Which people in history inspire you the most? Why?
§ Barbara Walters (living history): a pioneer in what was a man’s world.
§ Maya Angelou: https://www.poetryfoundation.org/poems/46446/still-i-rise
§ Mr. Rogers: I know this is geeky, but I’m inspired by such kindness. This gets me every time.
What advice would you give to someone considering a career in journalism?
This is not an easy business, but journalism’s role in society is as important as ever. If you decide to go into journalism, here’s my biggest piece of advice: learn how to report. It doesn’t matter what medium you’re in — TV, print, radio, digital — if you can report, you’re good. That means holding accuracy above all else, knowing how to find information and verify it, and then how to convey it accurately and quickly. First, learn how to report and you’ll always be valuable in a newsroom.
How have you used your success to bring goodness to the world?
I cover a topic that people generally don’t pay attention to — until they have to. We don’t want to have to think too much about medicines, because we hope to never need them. But when we or a loved one is sick, good information is vital.
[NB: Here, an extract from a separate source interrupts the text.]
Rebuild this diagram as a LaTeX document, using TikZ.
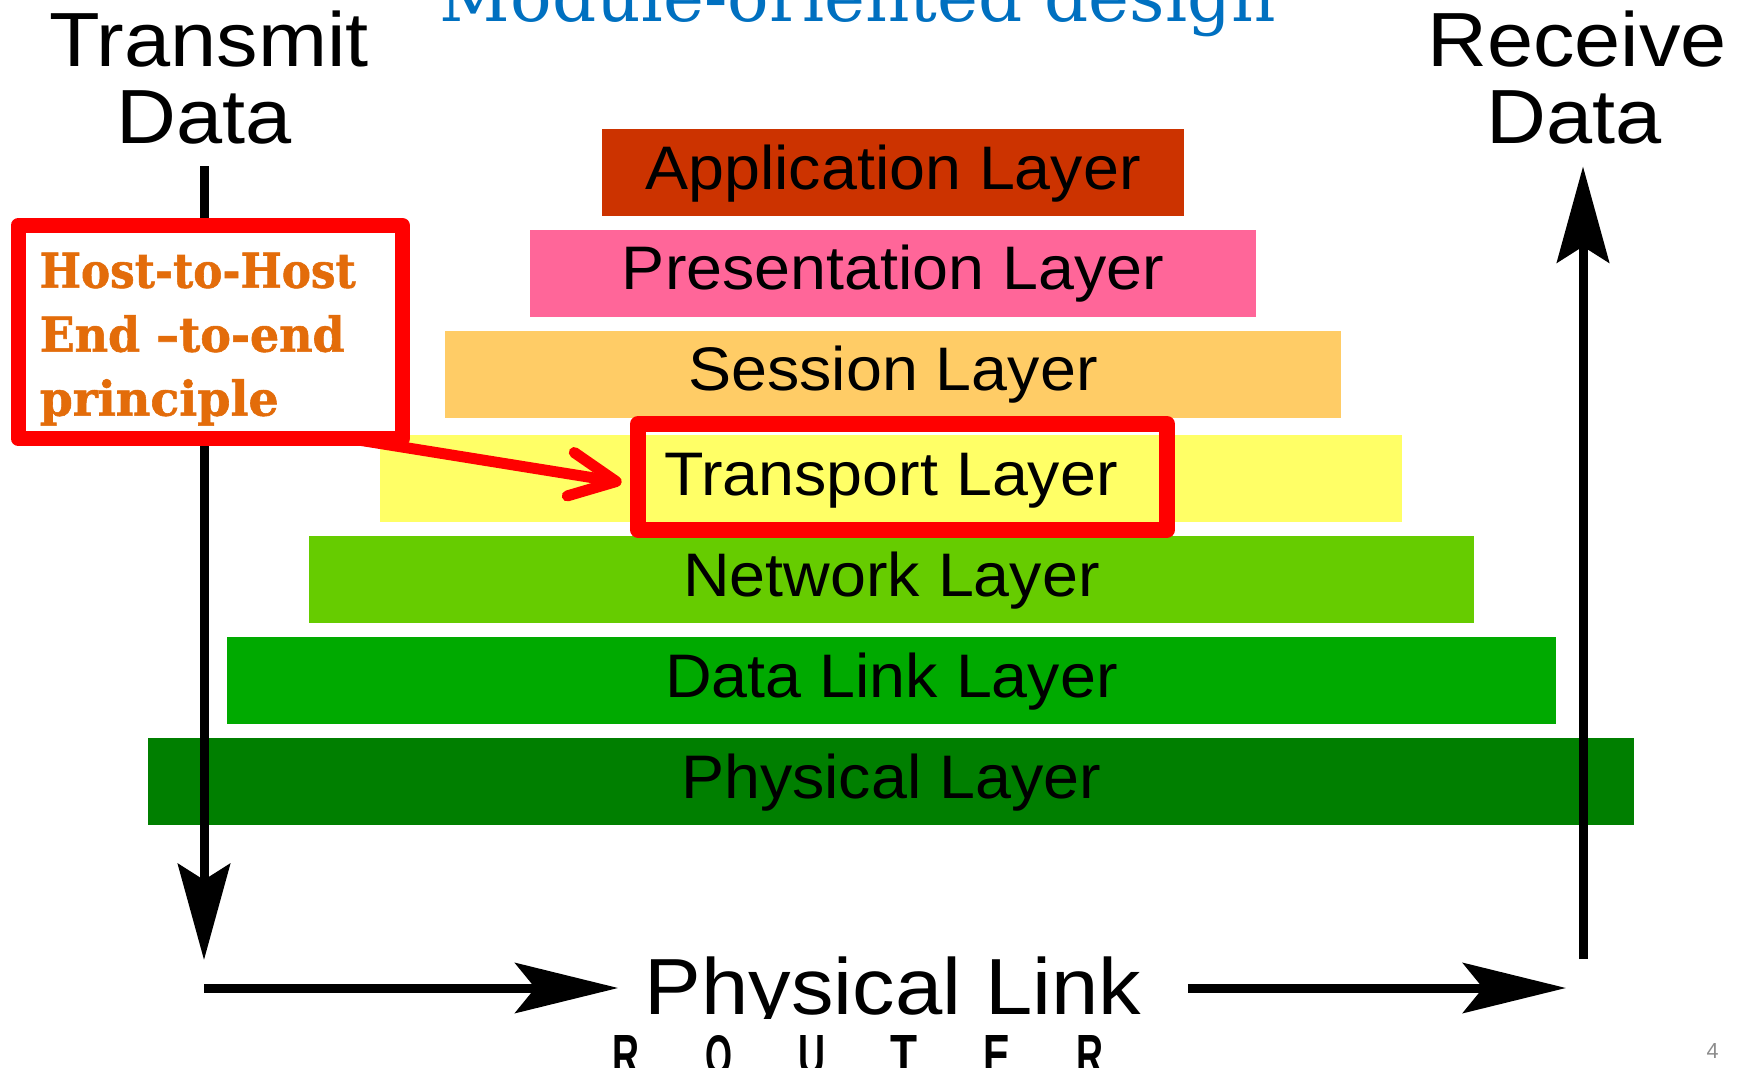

I think about my job as providing a view into the complex world of science, regulation and business that come together to influence which drugs are developed and how, and I hope that is helpful to people.
I know this is not an easy job. What drives you?
Putting good information out into the world. Holding powerful companies and individuals accountable. And getting to learn about awesome science and talk with inspiring people — from patients to scientists to entrepreneurs — is just really fun.
What are your “5 things I wish someone told me when I first started” and why. Please share a story or example for each.
1) Don’t worry about where you’re going to be in 10 years, or 5 years. Worry about doing a great job at whatever you’re doing now — the next thing will figure itself out from there. I’m so happy doing what I’m doing, but when I left college I thought I was going to be an arts critic. Now I cover medicine for CNBC — I could never have plotted my course here, but I’m so glad it’s where I ended up.
2) Know when to ask for more. More responsibility, more money. I’m still working on this myself. But it’s well documented that women generally don’t negotiate as hard or as much in salary discussions. When I started my first job, I learned that a man who was hired at the same time and same level held out for more money, “just because.” When I left that job, I learned a (different) man who was doing the same job as me was earning about 30% more. It’s not easy, but it’s something I wish I had thought about more earlier in my career.
3) Don’t compare yourself (too much). One person’s success does not mean your failure. I remember when a peer of mine was promoted from reporter to editor and I beat myself up that I hadn’t reached that step. Years later, I’m still a reporter — and loving it. Run your own race.
4) Embrace cooking. This is more of a life skill than a career one, but when you’re starting out in journalism, you’re not making much money. Especially living in a city like NYC, cooking for yourself will save a lot of dough and probably be much healthier.
5) Persist. When I was ready to move on from my first job, I knew I wanted to do something different but still loved covering science and medicine. I was introduced to the editor in chief at CNBC, Nik Deogun, through the reporter who covered this beat here before me, Mike Huckman. It was a year from that intro to when I started working at CNBC, and in that year I probably emailed Nik every few weeks, just to make sure he knew I was still there, and still interested. Persistence pays off.
Some of the biggest names in Business, VC funding, Sports, and Entertainment read this column. Is there a person in the world, or in the US whom you would love to have a private breakfast or lunch with, and why?
Christiane Amanpour. She was Rory Gilmore’s idol and she’s also one of mine.